I hear the squeal of a young girl as she runs to meet a family just arriving here in Bridgewater, Massachusetts for the Helping Hands summer outing. I watch her run by, say hello to the mother and then spot her friend, probably a friend she sees two times a year and only for a day or two at most. They hug and immediately run off to do some of the art projects together... quickly catching up on what has been going on in each other's lives.
I look at my little Ella, who is presently crawling her way across the blanket to get a fistful of dry grass to put in her mouth. I can picture the future and how she'll come to this event when she's older, seeing friends she has made at the events and showing off the latest fashion, her new ability and chatting about the music she is listening to.
One of the great things about the time we live in is social media. It has truly transformed how we communicate and keep in contact with each other. I used to wonder how I could keep in touch with all the people I knew and met over the years. Now you can easily find wonderful groups that have the same interests that you have, and some of them can make what feels like a small world turn into a much bigger community.
During our research into Ella's "little fin" a year ago, I was able to find groups of families with children who also had limb differences. I joined. I stalked the boards for a while to learn more about common pitfalls of other parents. What I discovered was that most parents were extremely in tune with the wonderful person they were now raising. Having the community was a bonus where they could share their child's growth and discovery.
We attended a winter event when Ella was only three months old. Held in a hotel outside of Boston, the event was well organized and helped us see, in person, the interactions between these amazing children and their parents. Kids running around with their friends, doing what all kids do at an event where they "hafta" go: Begging their parents to go to the pool. Playing in the game room. Running from one side of the hotel to the other and making their own fun.
I go back to my picture of Ella and her future self. My little girl not needing to be near me or mommy, looking forward to the event to see her friends that she will inevitably be on Skype with when we get back home. She'll trade stories of school, sports and what she's been doing during the year.
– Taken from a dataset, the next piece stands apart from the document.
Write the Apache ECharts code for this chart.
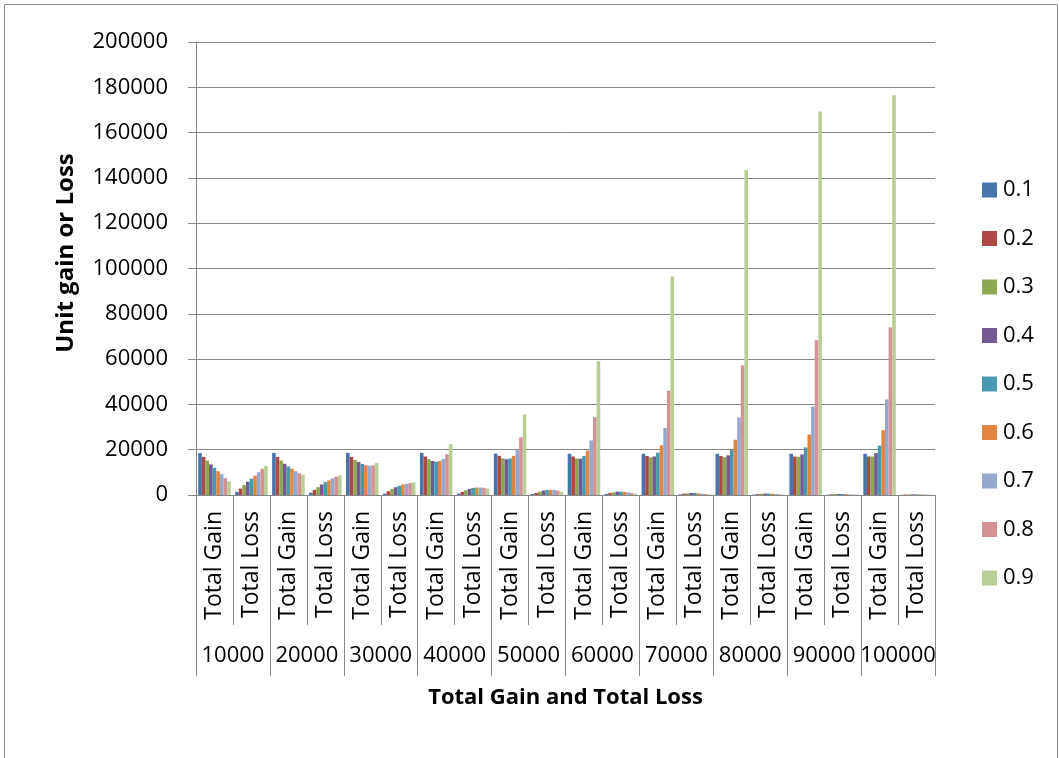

When you discover that your child has a limb difference, you and your spouse may feel all alone. You may not know what to do or how to do it. You may have had an idea that your child would be born and live as a perfect child. When your definition of perfect is challenged, you should take the time to feel alone and when you're ready, come find the community. They will bring you in with open arms and open minds. You and your child will never need to be alone.